BD: What are you going to do if you get out?
JM: What am I going to do? Go and sell hot dogs.
JT: You’re going to sell hot dogs?
JM: Yes. I don’t know, I don’t know when I’m going to get out.
BD: If you are cleared of the charges, would you consider staying in Cleveland? All these police are..
JM: I would... Nobody is going to make me move here — not them. No, no. I’m a realist. I
know they are capable of harming me. And I know that some
policemen hate me so much, so much, that he might say... Like one, [Badge #641] he had even banned me from around public square completely. And I think since Kevin complained about him, I never see him there anymore. And this man hated me so much. Because I’m the type of a person, they will come and they will shout at you this and this. And I will tell them "hey, you don’t shout at me," you know. And they don’t like it so.
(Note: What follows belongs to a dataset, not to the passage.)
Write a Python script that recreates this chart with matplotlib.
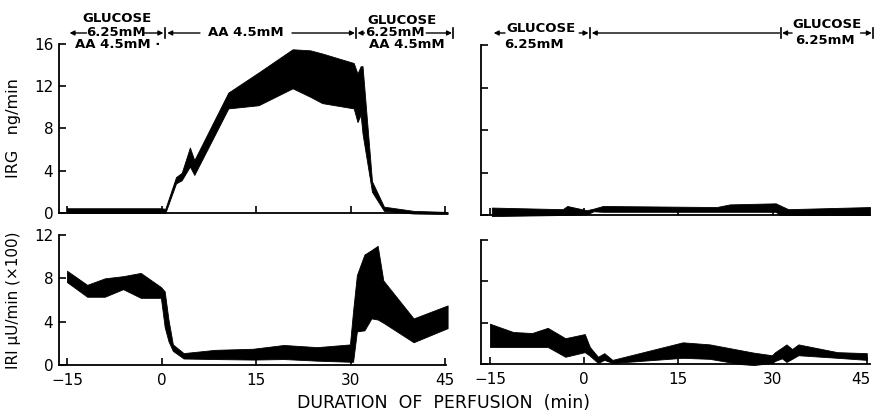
import matplotlib.pyplot as plt
from matplotlib import transforms

# IRG output with arginine (AA 4.5mM) between 0 and 30 min
irg_aa_t = [-15, -0.2, 0.6, 2.3, 3.2, 4.5, 5.2, 10.6, 15.4, 20.8, 23.6, 25.5,
            30.5, 31.1, 31.6, 31.9, 33.4, 35.3, 40, 45.4]
irg_aa_lo = [0, 0, 0, 2.8, 3.1, 4.4, 3.6, 9.9, 10.2, 11.8, 11.0, 10.4,
             9.9, 8.6, 9.3, 7.5, 2.0, 0.2, -0.05, -0.1]
irg_aa_hi = [0.45, 0.45, 0.4, 3.4, 3.8, 6.2, 5.0, 11.4, 13.3, 15.5, 15.4, 15.1,
             14.2, 13.2, 13.9, 13.9, 3.0, 0.6, 0.2, 0.1]

# IRI output, same perfusion
iri_aa_t = [-15, -11.8, -9.0, -6.1, -3.3, -0.1, 0.5, 1.1, 1.8, 3.5, 8.5, 14.5,
            19.4, 24.7, 29.9, 30.4, 31.0, 32.2, 33.3, 34.3, 35.2, 40, 45.4]
iri_aa_lo = [7.65, 6.3, 6.3, 7.0, 6.2, 6.2, 3.5, 2.2, 1.3, 0.6, 0.55, 0.5,
             0.55, 0.4, 0.3, 0.3, 3.1, 3.2, 4.3, 4.2, 3.9, 2.1, 3.4]
iri_aa_hi = [8.7, 7.4, 8.0, 8.2, 8.5, 7.2, 6.8, 4.2, 1.9, 1.1, 1.4, 1.5,
             1.85, 1.65, 1.9, 5.0, 8.3, 10.2, 10.6, 11.0, 7.8, 4.3, 5.5]

# control perfusion, glucose 6.25mM only
irg_glu_t = [-14.7, -3.4, -2.7, 0.4, 1.5, 3.0, 21.1, 23.2, 30.5, 31.2, 32.5, 45.5]
irg_glu_lo = [-0.1, 0.0, 0.0, 0.05, 0.35, 0.3, 0.3, 0.3, 0.3, 0.0, 0.0, 0.0]
irg_glu_hi = [0.7, 0.55, 0.85, 0.45, 0.6, 0.85, 0.75, 1.0, 1.1, 0.9, 0.55, 0.75]

iri_glu_t = [-15, -11.3, -8.3, -5.8, -3.0, 0.1, 0.9, 2.2, 3.2, 4.5, 15.7, 20,
             24.8, 27, 29.9, 30.4, 31.5, 32.2, 33.1, 34.1, 40.3, 45]
iri_glu_lo = [1.65, 1.65, 1.65, 1.65, 0.7, 1.15, 0.8, 0.1, 0.4, 0.1, 0.6, 0.5,
              0.0, -0.1, 0.1, 0.3, 0.55, 0.2, 0.5, 0.85, 0.6, 0.4]
iri_glu_hi = [3.9, 3.1, 3.0, 3.5, 2.5, 2.9, 1.65, 0.7, 1.05, 0.4, 2.1, 1.9,
              1.35, 1.1, 0.85, 1.15, 1.6, 1.9, 1.45, 1.9, 1.15, 1.05]

time_ticks = [-15, 0, 15, 30, 45]
irg_ticks = [0, 4, 8, 12, 16]
iri_ticks = [0, 4, 8, 12]

FONT = 'DejaVu Sans'
H = 413.0


def fy(py):
    # header rows are placed in figure pixels from the top
    return 1 - py / H


def setup_axes(ax, xlim, ylim, yticks, xlabels, ylabels):
    ax.set_xlim(*xlim)
    ax.set_ylim(*ylim)
    for s in ['top', 'right']:
        ax.spines[s].set_visible(False)
    for s in ['left', 'bottom']:
        ax.spines[s].set_linewidth(1.3)
    ax.set_xticks(time_ticks)
    ax.set_yticks(yticks)
    ax.tick_params(direction='in', length=5, width=1.2, labelsize=11,
                   colors='black')
    ax.tick_params(axis='x', pad=6)
    ax.tick_params(axis='y', pad=4)
    if not xlabels:
        ax.set_xticklabels([])
    if not ylabels:
        ax.set_yticklabels([])


def band(ax, t, lo, hi):
    ax.fill_between(t, lo, hi, color='black', lw=0.6, clip_on=False)


def header_text(ax, x, py, s):
    tr = transforms.blended_transform_factory(ax.transData, fig.transFigure)
    ax.text(x, fy(py), s, transform=tr, ha='center', va='center',
            fontsize=9.5, fontweight='bold', family=FONT, clip_on=False)


def header_arrow(ax, x0, x1, py):
    tr = transforms.blended_transform_factory(ax.transData, fig.transFigure)
    ax.annotate('', xy=(x1, fy(py)), xytext=(x0, fy(py)), xycoords=tr,
                textcoords=tr, annotation_clip=False,
                arrowprops=dict(arrowstyle='-|>', color='black', lw=1,
                                shrinkA=0, shrinkB=0, mutation_scale=7))


def header_bar(ax, x, py):
    tr = transforms.blended_transform_factory(ax.transData, fig.transFigure)
    ax.plot([x, x], [fy(py - 5), fy(py + 5)], transform=tr, color='black',
            lw=1.2, clip_on=False)


fig = plt.figure(figsize=(8.74, 4.13), dpi=100)

ax_irg_aa = fig.add_axes([0.0673, 0.4843, 0.4434, 0.4092])
ax_iri_aa = fig.add_axes([0.0673, 0.1162, 0.4434, 0.3148])
ax_irg_glu = fig.add_axes([0.5503, 0.4794, 0.4451, 0.4116])
ax_iri_glu = fig.add_axes([0.5503, 0.1186, 0.4451, 0.3002])

left_xlim = (-16.3, 45.2)
right_xlim = (-16.43, 45.5)

setup_axes(ax_irg_aa, left_xlim, (0, 16), irg_ticks, False, True)
setup_axes(ax_iri_aa, left_xlim, (0, 12), iri_ticks, True, True)
setup_axes(ax_irg_glu, right_xlim, (0, 16), irg_ticks, False, False)
setup_axes(ax_iri_glu, right_xlim, (0, 12), iri_ticks, True, False)

# the last label sits at the page edge, nudge it inwards
last = ax_iri_glu.get_xticklabels()[-1]
last.set_transform(last.get_transform()
                   + transforms.ScaledTranslation(-4 / 72, 0, fig.dpi_scale_trans))

band(ax_irg_aa, irg_aa_t, irg_aa_lo, irg_aa_hi)
band(ax_iri_aa, iri_aa_t, iri_aa_lo, iri_aa_hi)
band(ax_irg_glu, irg_glu_t, irg_glu_lo, irg_glu_hi)
band(ax_iri_glu, iri_glu_t, iri_glu_lo, iri_glu_hi)

ax_irg_aa.set_ylabel('IRG   ng/min', fontsize=11.5, family=FONT)
ax_iri_aa.set_ylabel('IRI \u03bcU/min (\u00d7100)', fontsize=11, family=FONT)
ax_irg_aa.yaxis.set_label_coords(-0.098, 0.5)
ax_iri_aa.yaxis.set_label_coords(-0.098, 0.5)

fig.text(0.508, fy(403), 'DURATION  OF  PERFUSION  (min)', ha='center',
         va='center', fontsize=12.5, family=FONT)

# perfusion schedule, arginine experiment
ax = ax_irg_aa
header_text(ax, -7.1, 18, 'GLUCOSE')
header_text(ax, -7.3, 33, '6.25mM')
header_arrow(ax, -11.9, -14.6, 33)
header_arrow(ax, -2.8, 0.3, 33)
header_bar(ax, 0.6, 33)
header_text(ax, -7.0, 45, 'AA 4.5mM \u00b7')
header_arrow(ax, 6.1, 0.9, 33)
header_text(ax, 13.4, 33, 'AA 4.5mM')
header_arrow(ax, 20.7, 30.7, 33)
header_bar(ax, 30.9, 33)
header_text(ax, 38.2, 21, 'GLUCOSE')
header_arrow(ax, 32.2, 31.1, 33)
header_text(ax, 37.1, 33, '6.25mM')
header_arrow(ax, 42.0, 46.1, 33)
header_bar(ax, 46.3, 33)
header_text(ax, 39.0, 45, 'AA 4.5mM')

# perfusion schedule, glucose control
ax = ax_irg_glu
header_arrow(ax, -12.6, -14.4, 33)
header_text(ax, -6.9, 29, 'GLUCOSE')
header_text(ax, -8.0, 45, '6.25mM')
header_arrow(ax, -0.8, 0.7, 33)
header_bar(ax, 0.9, 33)
header_arrow(ax, 31.1, 1.2, 33)
header_bar(ax, 31.3, 33)
header_arrow(ax, 33.1, 31.5, 33)
header_text(ax, 38.6, 25, 'GLUCOSE')
header_text(ax, 38.3, 40, '6.25mM')
header_arrow(ax, 44.0, 45.8, 33)
header_bar(ax, 46.0, 33)

plt.savefig('out.png', dpi=100)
I only stand there and only I will talk to you if you come up close to me and say ‘do you mind for the paper.’ I cannot come block you or approach you — I don’t do that. And then maybe some people who work there, they come... They bring me soup, they buy coffee, they bring it to me. And you know, I don’t know how I can express thanks to them. That also is like, I don’t know... I use my situation more like, you know, like to know people are good. Actually, people are good. We’re all good in general, but sometimes we become bad like those policeman and some other people. Like some one who may walk by and curse you, ‘why don’t you be a this and this.’ So my message to the people in the streets is thanks for their support.
JT: Well, we both thank you so much for your story. Maybe it will cause somebody else to look and see what’s going on. So hopefully, because of your story, maybe somewhere down the line, somebody won’t have to go through it so much.